>> START Dataset section

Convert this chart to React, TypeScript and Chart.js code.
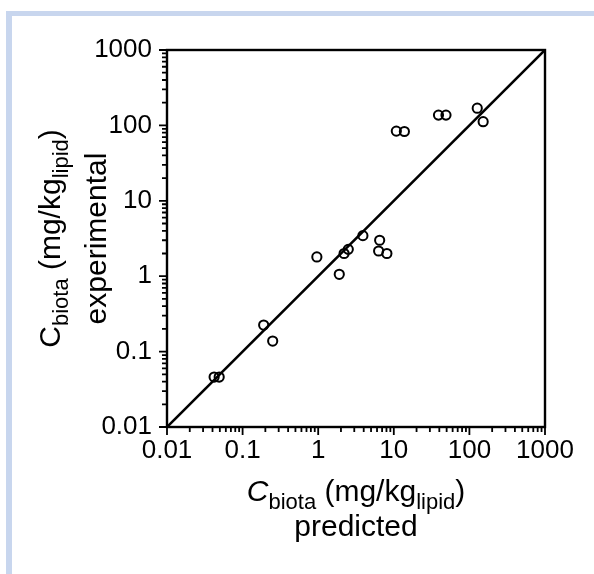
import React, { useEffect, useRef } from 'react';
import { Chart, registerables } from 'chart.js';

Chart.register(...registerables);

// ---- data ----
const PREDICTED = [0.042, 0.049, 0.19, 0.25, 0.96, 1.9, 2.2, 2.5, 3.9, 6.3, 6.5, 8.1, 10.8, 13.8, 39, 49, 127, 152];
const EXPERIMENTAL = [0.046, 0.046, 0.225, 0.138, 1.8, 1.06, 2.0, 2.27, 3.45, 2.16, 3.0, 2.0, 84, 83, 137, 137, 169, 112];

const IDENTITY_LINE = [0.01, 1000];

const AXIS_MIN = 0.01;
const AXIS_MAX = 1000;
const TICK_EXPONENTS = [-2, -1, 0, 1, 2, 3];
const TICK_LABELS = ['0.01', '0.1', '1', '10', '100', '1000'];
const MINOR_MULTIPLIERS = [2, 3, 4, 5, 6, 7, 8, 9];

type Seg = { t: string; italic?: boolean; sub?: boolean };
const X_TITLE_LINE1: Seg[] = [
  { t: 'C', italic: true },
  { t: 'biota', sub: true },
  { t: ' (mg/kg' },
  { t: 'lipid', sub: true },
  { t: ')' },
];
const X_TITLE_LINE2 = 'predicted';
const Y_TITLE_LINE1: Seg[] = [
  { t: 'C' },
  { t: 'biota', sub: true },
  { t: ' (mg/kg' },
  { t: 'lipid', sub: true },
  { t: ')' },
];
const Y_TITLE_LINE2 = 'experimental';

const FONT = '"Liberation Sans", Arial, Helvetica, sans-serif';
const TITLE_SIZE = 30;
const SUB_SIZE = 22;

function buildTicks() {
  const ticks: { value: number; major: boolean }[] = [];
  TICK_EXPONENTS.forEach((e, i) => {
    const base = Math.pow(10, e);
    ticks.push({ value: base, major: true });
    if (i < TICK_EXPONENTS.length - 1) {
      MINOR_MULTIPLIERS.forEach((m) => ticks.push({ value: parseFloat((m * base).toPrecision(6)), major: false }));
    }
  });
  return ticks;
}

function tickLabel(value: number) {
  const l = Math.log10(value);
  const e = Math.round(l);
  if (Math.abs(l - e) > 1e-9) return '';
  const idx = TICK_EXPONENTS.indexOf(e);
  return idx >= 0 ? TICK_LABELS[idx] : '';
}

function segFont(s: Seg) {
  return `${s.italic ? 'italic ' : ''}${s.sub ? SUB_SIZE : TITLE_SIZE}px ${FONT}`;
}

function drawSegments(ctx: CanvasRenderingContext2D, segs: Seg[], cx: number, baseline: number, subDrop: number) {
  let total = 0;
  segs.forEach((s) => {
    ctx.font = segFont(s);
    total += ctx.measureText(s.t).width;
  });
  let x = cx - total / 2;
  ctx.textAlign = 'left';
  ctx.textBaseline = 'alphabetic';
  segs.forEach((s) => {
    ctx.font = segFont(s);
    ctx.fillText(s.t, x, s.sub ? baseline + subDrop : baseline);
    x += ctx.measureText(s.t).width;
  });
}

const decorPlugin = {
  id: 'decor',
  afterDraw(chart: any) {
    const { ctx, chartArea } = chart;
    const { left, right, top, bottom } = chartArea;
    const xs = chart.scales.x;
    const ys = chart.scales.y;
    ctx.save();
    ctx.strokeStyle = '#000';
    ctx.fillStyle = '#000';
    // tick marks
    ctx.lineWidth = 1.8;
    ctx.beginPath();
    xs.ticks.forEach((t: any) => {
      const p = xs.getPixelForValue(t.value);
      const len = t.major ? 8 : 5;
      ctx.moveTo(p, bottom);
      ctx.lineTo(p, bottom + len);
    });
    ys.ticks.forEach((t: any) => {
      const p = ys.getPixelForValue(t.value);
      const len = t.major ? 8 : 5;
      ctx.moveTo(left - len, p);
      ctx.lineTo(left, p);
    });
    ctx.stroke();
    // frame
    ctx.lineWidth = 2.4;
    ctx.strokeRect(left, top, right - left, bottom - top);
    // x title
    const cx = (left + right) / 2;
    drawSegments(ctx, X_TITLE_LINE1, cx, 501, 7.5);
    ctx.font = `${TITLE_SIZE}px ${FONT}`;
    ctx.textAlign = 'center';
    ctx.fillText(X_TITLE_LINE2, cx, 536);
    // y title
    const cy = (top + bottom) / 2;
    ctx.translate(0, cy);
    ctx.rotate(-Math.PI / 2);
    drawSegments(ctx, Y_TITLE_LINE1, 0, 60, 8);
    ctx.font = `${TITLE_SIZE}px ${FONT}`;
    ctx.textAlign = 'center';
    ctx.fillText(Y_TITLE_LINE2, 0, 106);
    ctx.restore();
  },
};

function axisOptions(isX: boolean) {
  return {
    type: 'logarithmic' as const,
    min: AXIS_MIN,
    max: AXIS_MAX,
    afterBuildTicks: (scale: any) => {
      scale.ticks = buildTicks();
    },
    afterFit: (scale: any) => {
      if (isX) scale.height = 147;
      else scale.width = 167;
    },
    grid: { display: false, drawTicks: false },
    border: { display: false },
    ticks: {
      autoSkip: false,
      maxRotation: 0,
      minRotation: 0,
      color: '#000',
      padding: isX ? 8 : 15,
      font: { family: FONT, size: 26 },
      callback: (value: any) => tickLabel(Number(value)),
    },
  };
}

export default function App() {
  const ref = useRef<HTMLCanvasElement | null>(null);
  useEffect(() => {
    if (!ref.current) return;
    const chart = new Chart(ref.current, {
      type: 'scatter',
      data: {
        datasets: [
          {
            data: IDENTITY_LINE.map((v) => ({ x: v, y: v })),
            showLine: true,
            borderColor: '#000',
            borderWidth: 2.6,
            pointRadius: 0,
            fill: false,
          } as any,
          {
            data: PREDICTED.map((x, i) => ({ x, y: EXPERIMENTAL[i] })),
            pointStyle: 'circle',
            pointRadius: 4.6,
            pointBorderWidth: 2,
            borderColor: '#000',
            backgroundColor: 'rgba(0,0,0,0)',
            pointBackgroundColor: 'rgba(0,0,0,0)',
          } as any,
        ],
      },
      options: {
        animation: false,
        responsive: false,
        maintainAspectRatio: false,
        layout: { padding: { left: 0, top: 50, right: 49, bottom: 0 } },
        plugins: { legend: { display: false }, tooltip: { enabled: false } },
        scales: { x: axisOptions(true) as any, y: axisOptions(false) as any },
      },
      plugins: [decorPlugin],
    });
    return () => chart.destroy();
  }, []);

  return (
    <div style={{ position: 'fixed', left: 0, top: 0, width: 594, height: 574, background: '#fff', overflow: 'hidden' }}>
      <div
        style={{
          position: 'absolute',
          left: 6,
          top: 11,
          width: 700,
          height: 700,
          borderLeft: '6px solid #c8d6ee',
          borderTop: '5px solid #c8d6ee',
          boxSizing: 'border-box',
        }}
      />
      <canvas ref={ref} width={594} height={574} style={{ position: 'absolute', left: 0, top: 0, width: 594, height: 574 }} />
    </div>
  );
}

>> END Dataset section

◆ Written request
Except for the pictures, copy the material above exactly.

◆ Result
Convert this chart to React, TypeScript and Chart.js code.
import React, { useEffect, useRef } from 'react';
import { Chart, registerables } from 'chart.js';

Chart.register(...registerables);

// ---- data ----
const PREDICTED = [0.042, 0.049, 0.19, 0.25, 0.96, 1.9, 2.2, 2.5, 3.9, 6.3, 6.5, 8.1, 10.8, 13.8, 39, 49, 127, 152];
const EXPERIMENTAL = [0.046, 0.046, 0.225, 0.138, 1.8, 1.06, 2.0, 2.27, 3.45, 2.16, 3.0, 2.0, 84, 83, 137, 137, 169, 112];

const IDENTITY_LINE = [0.01, 1000];

const AXIS_MIN = 0.01;
const AXIS_MAX = 1000;
const TICK_EXPONENTS = [-2, -1, 0, 1, 2, 3];
const TICK_LABELS = ['0.01', '0.1', '1', '10', '100', '1000'];
const MINOR_MULTIPLIERS = [2, 3, 4, 5, 6, 7, 8, 9];

type Seg = { t: string; italic?: boolean; sub?: boolean };
const X_TITLE_LINE1: Seg[] = [
  { t: 'C', italic: true },
  { t: 'biota', sub: true },
  { t: ' (mg/kg' },
  { t: 'lipid', sub: true },
  { t: ')' },
];
const X_TITLE_LINE2 = 'predicted';
const Y_TITLE_LINE1: Seg[] = [
  { t: 'C' },
  { t: 'biota', sub: true },
  { t: ' (mg/kg' },
  { t: 'lipid', sub: true },
  { t: ')' },
];
const Y_TITLE_LINE2 = 'experimental';

const FONT = '"Liberation Sans", Arial, Helvetica, sans-serif';
const TITLE_SIZE = 30;
const SUB_SIZE = 22;

function buildTicks() {
  const ticks: { value: number; major: boolean }[] = [];
  TICK_EXPONENTS.forEach((e, i) => {
    const base = Math.pow(10, e);
    ticks.push({ value: base, major: true });
    if (i < TICK_EXPONENTS.length - 1) {
      MINOR_MULTIPLIERS.forEach((m) => ticks.push({ value: parseFloat((m * base).toPrecision(6)), major: false }));
    }
  });
  return ticks;
}

function tickLabel(value: number) {
  const l = Math.log10(value);
  const e = Math.round(l);
  if (Math.abs(l - e) > 1e-9) return '';
  const idx = TICK_EXPONENTS.indexOf(e);
  return idx >= 0 ? TICK_LABELS[idx] : '';
}

function segFont(s: Seg) {
  return `${s.italic ? 'italic ' : ''}${s.sub ? SUB_SIZE : TITLE_SIZE}px ${FONT}`;
}

function drawSegments(ctx: CanvasRenderingContext2D, segs: Seg[], cx: number, baseline: number, subDrop: number) {
  let total = 0;
  segs.forEach((s) => {
    ctx.font = segFont(s);
    total += ctx.measureText(s.t).width;
  });
  let x = cx - total / 2;
  ctx.textAlign = 'left';
  ctx.textBaseline = 'alphabetic';
  segs.forEach((s) => {
    ctx.font = segFont(s);
    ctx.fillText(s.t, x, s.sub ? baseline + subDrop : baseline);
    x += ctx.measureText(s.t).width;
  });
}

const decorPlugin = {
  id: 'decor',
  afterDraw(chart: any) {
    const { ctx, chartArea } = chart;
    const { left, right, top, bottom } = chartArea;
    const xs = chart.scales.x;
    const ys = chart.scales.y;
    ctx.save();
    ctx.strokeStyle = '#000';
    ctx.fillStyle = '#000';
    // tick marks
    ctx.lineWidth = 1.8;
    ctx.beginPath();
    xs.ticks.forEach((t: any) => {
      const p = xs.getPixelForValue(t.value);
      const len = t.major ? 8 : 5;
      ctx.moveTo(p, bottom);
      ctx.lineTo(p, bottom + len);
    });
    ys.ticks.forEach((t: any) => {
      const p = ys.getPixelForValue(t.value);
      const len = t.major ? 8 : 5;
      ctx.moveTo(left - len, p);
      ctx.lineTo(left, p);
    });
    ctx.stroke();
    // frame
    ctx.lineWidth = 2.4;
    ctx.strokeRect(left, top, right - left, bottom - top);
    // x title
    const cx = (left + right) / 2;
    drawSegments(ctx, X_TITLE_LINE1, cx, 501, 7.5);
    ctx.font = `${TITLE_SIZE}px ${FONT}`;
    ctx.textAlign = 'center';
    ctx.fillText(X_TITLE_LINE2, cx, 536);
    // y title
    const cy = (top + bottom) / 2;
    ctx.translate(0, cy);
    ctx.rotate(-Math.PI / 2);
    drawSegments(ctx, Y_TITLE_LINE1, 0, 60, 8);
    ctx.font = `${TITLE_SIZE}px ${FONT}`;
    ctx.textAlign = 'center';
    ctx.fillText(Y_TITLE_LINE2, 0, 106);
    ctx.restore();
  },
};

function axisOptions(isX: boolean) {
  return {
    type: 'logarithmic' as const,
    min: AXIS_MIN,
    max: AXIS_MAX,
    afterBuildTicks: (scale: any) => {
      scale.ticks = buildTicks();
    },
    afterFit: (scale: any) => {
      if (isX) scale.height = 147;
      else scale.width = 167;
    },
    grid: { display: false, drawTicks: false },
    border: { display: false },
    ticks: {
      autoSkip: false,
      maxRotation: 0,
      minRotation: 0,
      color: '#000',
      padding: isX ? 8 : 15,
      font: { family: FONT, size: 26 },
      callback: (value: any) => tickLabel(Number(value)),
    },
  };
}

export default function App() {
  const ref = useRef<HTMLCanvasElement | null>(null);
  useEffect(() => {
    if (!ref.current) return;
    const chart = new Chart(ref.current, {
      type: 'scatter',
      data: {
        datasets: [
          {
            data: IDENTITY_LINE.map((v) => ({ x: v, y: v })),
            showLine: true,
            borderColor: '#000',
            borderWidth: 2.6,
            pointRadius: 0,
            fill: false,
          } as any,
          {
            data: PREDICTED.map((x, i) => ({ x, y: EXPERIMENTAL[i] })),
            pointStyle: 'circle',
            pointRadius: 4.6,
            pointBorderWidth: 2,
            borderColor: '#000',
            backgroundColor: 'rgba(0,0,0,0)',
            pointBackgroundColor: 'rgba(0,0,0,0)',
          } as any,
        ],
      },
      options: {
        animation: false,
        responsive: false,
        maintainAspectRatio: false,
        layout: { padding: { left: 0, top: 50, right: 49, bottom: 0 } },
        plugins: { legend: { display: false }, tooltip: { enabled: false } },
        scales: { x: axisOptions(true) as any, y: axisOptions(false) as any },
      },
      plugins: [decorPlugin],
    });
    return () => chart.destroy();
  }, []);

  return (
    <div style={{ position: 'fixed', left: 0, top: 0, width: 594, height: 574, background: '#fff', overflow: 'hidden' }}>
      <div
        style={{
          position: 'absolute',
          left: 6,
          top: 11,
          width: 700,
          height: 700,
          borderLeft: '6px solid #c8d6ee',
          borderTop: '5px solid #c8d6ee',
          boxSizing: 'border-box',
        }}
      />
      <canvas ref={ref} width={594} height={574} style={{ position: 'absolute', left: 0, top: 0, width: 594, height: 574 }} />
    </div>
  );
}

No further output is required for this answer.